Stephen Burgen

Stephen Burgen

Stephen Burgen grew up in Montreal before moving to London. For the past twenty years he has lived in Barcelona, where he works as a freelance journalist writing about Spain. He primarily writes for The Guardian and Observer, but has also previously written for The Times, Independent and Financial Times, among others. In between struggling to get the better of words, he cooks.

Stephen started writing in his early teens. He has published one non-fiction work, Your Mother’s Tongue (Gollancz/Orion), and a novel, Walking the Lions (Constable). He has also self-published Afterlife, a collection of short stories. He is currently seeking a publisher for a second short story collection.

‘The Jacket’ is Stephen’s first short story with Fairlight Books.

 

Q: If you could travel back in time, which of the great writers would you like to meet and why?
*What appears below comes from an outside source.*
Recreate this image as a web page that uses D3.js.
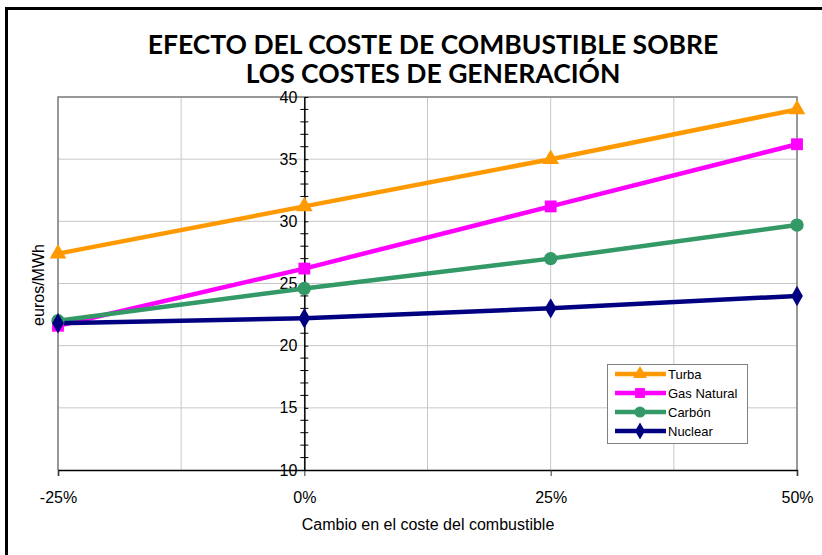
<!DOCTYPE html>
<html>
<head>
<meta charset="utf-8">
<script src="https://cdn.jsdelivr.net/npm/d3@7"></script>
<style>
  body { margin: 0; background: #fff; }
  svg { display: block; }
</style>
</head>
<body>
<div id="chart"></div>
<script>
// datos
const cambios = [-25, 0, 25, 50];
const xTicks = [-25, 0, 25, 50];
const yTicks = [10, 15, 20, 25, 30, 35, 40];
const turba = [27.4, 31.2, 35.0, 39.0];
const gasNatural = [21.6, 26.2, 31.2, 36.2];
const carbon = [22.0, 24.6, 27.0, 29.7];
const nuclear = [21.8, 22.2, 23.0, 24.0];

const series = [
    { name: 'Turba', values: turba, color: '#FF9900', symbol: d3.symbolTriangle, size: 120 },
    { name: 'Gas Natural', values: gasNatural, color: '#FF00FF', symbol: d3.symbolSquare, size: 140 },
    { name: 'Carbón', values: carbon, color: '#339966', symbol: d3.symbolCircle, size: 140 },
    { name: 'Nuclear', values: nuclear, color: '#000080', symbol: d3.symbolDiamond, size: 120 }
];

const width = 822, height = 555;
const svg = d3.select('#chart').append('svg')
    .attr('width', width)
    .attr('height', height);

// marco exterior (solo izquierda y arriba se ven)
svg.append('path')
    .attr('d', `M6.5,${height} L6.5,8.5 L${width},8.5`)
    .attr('fill', 'none')
    .attr('stroke', '#000')
    .attr('stroke-width', 3);

const plot = { left: 58, right: 797, top: 97, bottom: 470 };

const x = d3.scaleLinear().domain([-25, 50]).range([plot.left, plot.right]);
const y = d3.scaleLinear().domain([10, 40]).range([plot.bottom, plot.top]);

// rejilla
svg.append('g')
    .selectAll('line')
    .data(d3.range(-25, 50.1, 12.5))
    .enter()
    .append('line')
    .attr('x1', d => x(d)).attr('x2', d => x(d))
    .attr('y1', plot.top).attr('y2', plot.bottom)
    .attr('stroke', '#c8c8c8')
    .attr('stroke-width', 1);

svg.append('g')
    .selectAll('line')
    .data(yTicks.slice(1))
    .enter()
    .append('line')
    .attr('x1', plot.left).attr('x2', plot.right)
    .attr('y1', d => y(d)).attr('y2', d => y(d))
    .attr('stroke', '#c8c8c8')
    .attr('stroke-width', 1);

// borde del area
svg.append('path')
    .attr('d', `M${plot.left},${plot.bottom} L${plot.left},${plot.top} L${plot.right},${plot.top} L${plot.right},${plot.bottom}`)
    .attr('fill', 'none')
    .attr('stroke', '#808080')
    .attr('stroke-width', 1.5);

// eje x
const xAxis = svg.append('g')
    .attr('transform', `translate(0,${plot.bottom})`)
    .call(d3.axisBottom(x).tickValues(xTicks).tickSize(6).tickFormat(d => d + '%'));
xAxis.select('.domain').attr('stroke', '#000').attr('stroke-width', 1.5);
xAxis.selectAll('.tick line').attr('stroke', '#333');
xAxis.selectAll('text')
    .attr('font-family', 'Liberation Sans, Arial, sans-serif')
    .attr('font-size', 16)
    .attr('fill', '#000')
    .attr('dy', '1.5em');

// eje y en el 0%
const x0 = x(0);
const yAxis = svg.append('g')
    .attr('transform', `translate(${x0},0)`)
    .call(d3.axisLeft(y).tickValues(yTicks).tickSize(7).tickSizeOuter(0));
yAxis.select('.domain').attr('stroke', '#000').attr('stroke-width', 1.5);
yAxis.selectAll('.tick line').attr('stroke', '#000').attr('x2', 4);
yAxis.selectAll('text')
    .attr('font-family', 'Liberation Sans, Arial, sans-serif')
    .attr('font-size', 16)
    .attr('fill', '#000')
    .attr('x', -7);

// marcas menores cruzando el eje
svg.append('g')
    .selectAll('line')
    .data(d3.range(11, 40, 1).filter(v => v % 5 !== 0))
    .enter()
    .append('line')
    .attr('x1', x0 - 4).attr('x2', x0 + 4)
    .attr('y1', d => y(d)).attr('y2', d => y(d))
    .attr('stroke', '#000')
    .attr('stroke-width', 1);

// lineas
const line = d3.line()
    .x((d, i) => x(cambios[i]))
    .y(d => y(d));

series.forEach(s => {
    svg.append('path')
        .datum(s.values)
        .attr('d', line)
        .attr('fill', 'none')
        .attr('stroke', s.color)
        .attr('stroke-width', 4.5);
});

series.forEach(s => {
    svg.append('g')
        .selectAll('path')
        .data(s.values)
        .enter()
        .append('path')
        .attr('d', d3.symbol().type(s.symbol).size(s.size))
        .attr('transform', (d, i) => `translate(${x(cambios[i])},${y(d)})`)
        .attr('fill', s.color);
});

// leyenda
const legend = svg.append('g').attr('transform', 'translate(607,364)');
legend.append('rect')
    .attr('x', 0.5).attr('y', 0.5)
    .attr('width', 140).attr('height', 79)
    .attr('fill', '#fff')
    .attr('stroke', '#808080')
    .attr('stroke-width', 1);

series.forEach((s, i) => {
    const g = legend.append('g').attr('transform', `translate(0,${10 + i * 19})`);
    g.append('line')
        .attr('x1', 8).attr('x2', 59)
        .attr('stroke', s.color)
        .attr('stroke-width', 4.5);
    g.append('path')
        .attr('d', d3.symbol().type(s.symbol).size(s.size * 0.7))
        .attr('transform', 'translate(33,0)')
        .attr('fill', s.color);
    g.append('text')
        .attr('x', 61)
        .attr('dy', '0.36em')
        .attr('font-family', 'Liberation Sans, Arial, sans-serif')
        .attr('font-size', 13)
        .text(s.name);
});

// titulos
const title = svg.append('text')
    .attr('text-anchor', 'middle')
    .attr('font-family', 'Lato, sans-serif')
    .attr('font-weight', 'bold')
    .attr('font-size', 26.5);
title.append('tspan').attr('x', 433).attr('y', 54).text('EFECTO DEL COSTE DE COMBUSTIBLE SOBRE');
title.append('tspan').attr('x', 433).attr('y', 83).text('LOS COSTES DE GENERACIÓN');

svg.append('text')
    .attr('x', 428).attr('y', 530)
    .attr('text-anchor', 'middle')
    .attr('font-family', 'Liberation Sans, Arial, sans-serif')
    .attr('font-size', 16)
    .text('Cambio en el coste del combustible');

svg.append('text')
    .attr('transform', 'translate(44,285) rotate(-90)')
    .attr('text-anchor', 'middle')
    .attr('font-family', 'Liberation Sans, Arial, sans-serif')
    .attr('font-size', 16)
    .text('euros/MWh');
</script>
</body>
</html>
A: George Eliot. I think we share the same wry sense of humour and I imagine she’d be fun over a boozy lunch. And if she can’t make it, Kurt Vonnegut for the same reasons.

 

Q: Do you have a favourite quote? (From a book, film, song, speech…)
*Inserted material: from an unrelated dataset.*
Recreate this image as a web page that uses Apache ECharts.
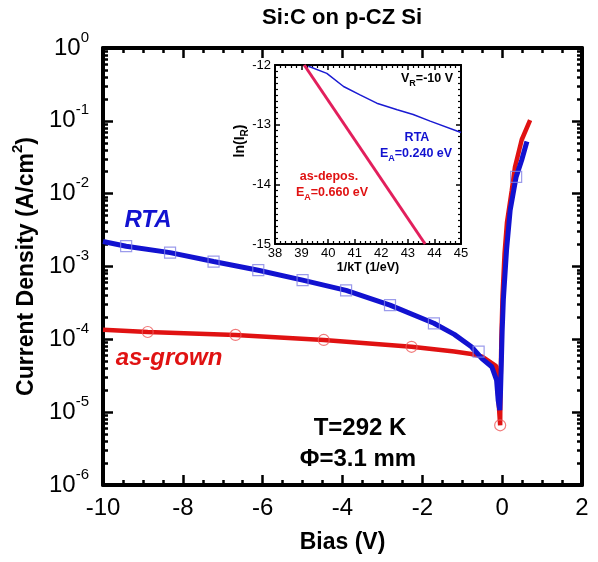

A: ‘We had fed the heart on fantasies,

The heart’s grown brutal from the fare,

More substance in our enmities

Than in our love’ − W.B. Yeats.

 

Q: Is there a book that you keep going back to, and if so, how many times have you read it?

A: Crime and Punishment by Dostoyevsky. I’ve read it five or six times in various translations.

 

Q: What superpower would you like to have and why?

A: To converse with the dead. It would make loss easier to bear (perhaps).

 

Q: If you could teleport yourself anywhere, real or fictional, where would it be and why?

A: I live on the shores of the Mediterranean in one of the most beautiful cities in the world. I don’t dream about escaping.